Lothagam North Pillar Site
View of Lothagam North Pillar Kenya, built by eastern Africa's earliest herders, some 5,000-4,300 years ago. Megaliths, stone circles, and cairns can be seen behind the 30-m platform mound; its mortuary cavity contains an estimated several hundred individuals, tightly arranged. Most burials had highly personalized ornaments. Lothagam North demonstrates monumentality may arise among dispersed, mobile groups without strong hierarchy. Katherine Grillo.

Archaeologists have discovered a 5,000-year-old monumental cemetery in Kenya, giving us more insight into the life of ancient East-African populations.

The structure, officially named Lothagam North Pillar Site, is located near Kenya’s Lake Turkana. It was found by an international team scientists and is the earliest and most massive monumental cemetery to be located in the region.

According to the features noted by the researchers, the site was likely built thousands of years ago by Africa’s first herders and used as a burial ground for several hundred centuries. The central part of the cemetery had a 30-meter wide platform with a large cavity to bury the dead. Once filled, the people living back in the day capped it with large stones and pillars.

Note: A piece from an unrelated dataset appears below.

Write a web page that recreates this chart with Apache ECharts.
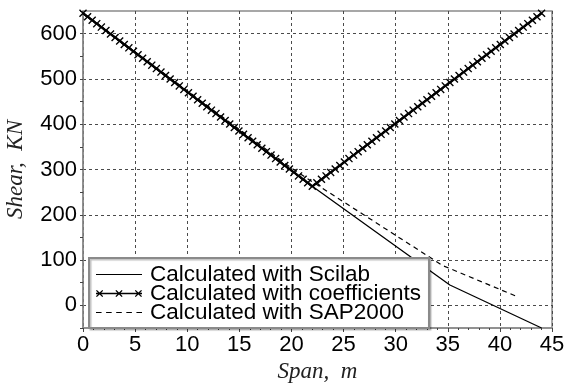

The researchers estimate that more than 500 people buried in the cavity, regardless of any social or ethnic difference. This was because the finding suggested that men, women, and children from all age groups and classes were buried in that same region. Every single individual was buried with their own personal ornaments and no one seemingly received special burial.

This, as the team posited, indicated the people living during that period were not divided into different social classes, as widely theorized by many.

Archaeologists have long believed large buildings monuments like these were built only in complex, socially stratified societies with strong leadership.

However, "this discovery challenges earlier ideas about monumentality," Elizabeth Sawchuk, one of the researchers involved in the discovery, said in a statement. "Absent other evidence, Lothagam North provides an example of monumentality that is not demonstrably linked to the emergence of [social] hierarchy, forcing us to consider other narratives of social change."

According to the researchers, the cemetery was probably built at a time when the Turkana basin was witnessing a number of changes. On one hand, early pastors were moving into the region and interacting with local fishermen and hunter-gatherers living near the lake, while on the other, the climate was changing.

Essentially, a decline in rainfall during that time would have shrunk Lake Turkana drastically. This would have prompted the herders to construct the Lothagam North Pillar Site as a place for gathering and coping with the environmental challenge.

"The monuments may have served as a place for people to congregate, renew social ties, and reinforce community identity," Anneke Janzen, another researcher involved in the work, added. "Information exchange and interaction through shared ritual may have helped mobile herders navigate a rapidly changing physical landscape."

That said, it is worth noting this is not the only evidence of an egalitarian or un-stratified society. Many large monuments thought to be built by egalitarian organizations have also been seen in parts of Africa and other continents. They believe discoveries like these could provide more insight into the motives behind the formation of ancient complex societies.

The study was published Aug. 20 in the Proceedings of the National Academy of Sciences.